The Falcons still had some concerns on Sunday, but none that they won't be able to address as they move toward the postseason.
It surely would have been slightly more comforting for Atlanta if it hadn't needed a defensive holding call to provide a new set of downs after an incomplete pass on third-and-5 at the Bucs' 5-yard line almost stalled the team's final touchdown drive. And it would have been nice if kicker Matt Bryant had hit a 48-yard field-goal attempt with 13 seconds left, which would have kept the game from coming down to a failed Hail Mary try by the Bucs.
But that's the way it goes in the NFL. As Gonzalez noted, sometimes that little extra moment, that little extra "oomph," separates a win from a loss.
In general, aside from a first-half interception, quarterback Matt Ryan had a terrific game. He completed 26 of 32 passes with 353 yards and a touchdown, taking advantage of a weak Tampa Bay pass defense and successfully rebounding from last week's five-interception performance against the Arizona Cardinals. In the same way that the Falcons proved capable of recovering from their loss to the Saints, Ryan showed he can bounce back from a bad game.
"You have to learn from your mistakes," Gonzalez said. "And I think we have."
So what is the next step? How must the Falcons progress as they prepare themselves -- both in practice and during games -- for that fateful start to the playoffs? Well, funny you should ask. The perfect opportunity is literally hours away.
After a quick turnaround, Atlanta gets another shot at the Saints on Thursday Night Football on NFL Network. The Falcons can very clearly prove something to themselves, and thus improve their confidence heading into the final stretch of the season, by beating a team they should have defeated two weeks ago.
"We feel really good where we are at," wide receiver Roddy White said. "We've got a game coming up against the Saints on Thursday night and that's going to be a big one for us in the division. So we've got to move past this one and move on and get ready for the next game."
From a logistical standpoint, the Saints game matters because a win will all but lock up the NFC South for Atlanta. But it is important for so many more reasons than that.
While the rest of us are waiting around for the Falcons to prove they can win in the playoffs, they refuse to do the same. Just as Gonzalez and his teammates are unwilling to stand idly by on the sidelines during practice, the Falcons will charge ahead, learning, one lesson at a time.
How far they'll advance is a legitimate question.
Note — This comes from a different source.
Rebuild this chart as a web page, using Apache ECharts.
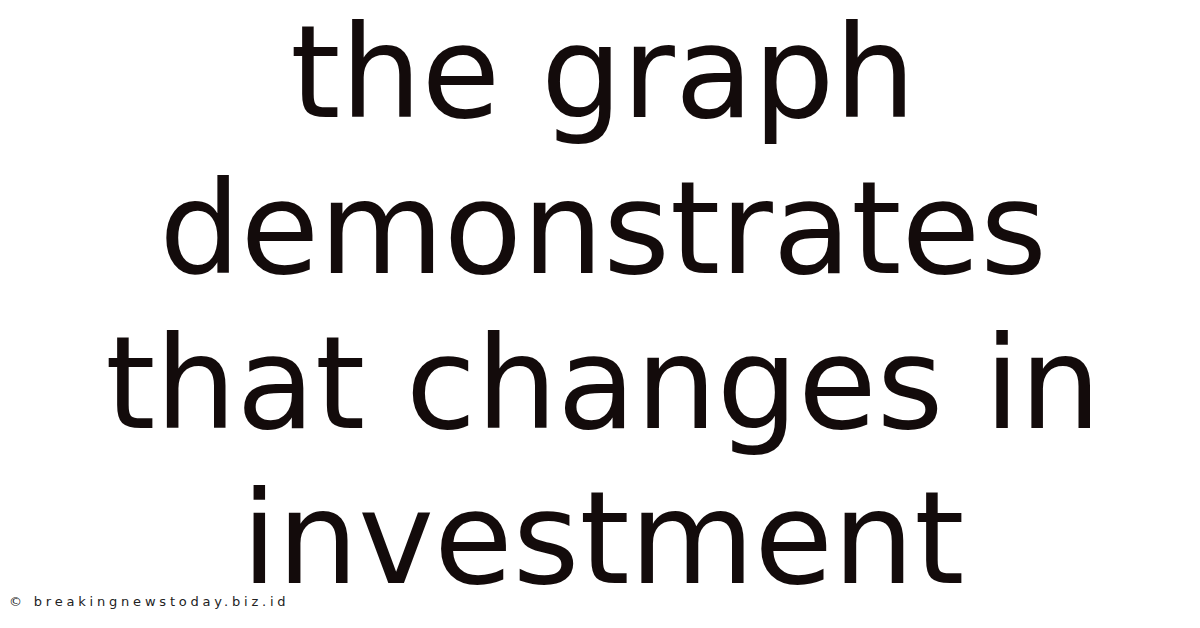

But after wins like Sunday's, it's becoming easier to believe this season won't end like the others in the Falcons' recent past.
"We're just jockeying for position here," Gonzalez said. "We're putting ourselves in the best position to play the best football right around this time. This is when you want to start jelling as a team. It doesn't matter what your record is -- you just want to be playing good football at this point."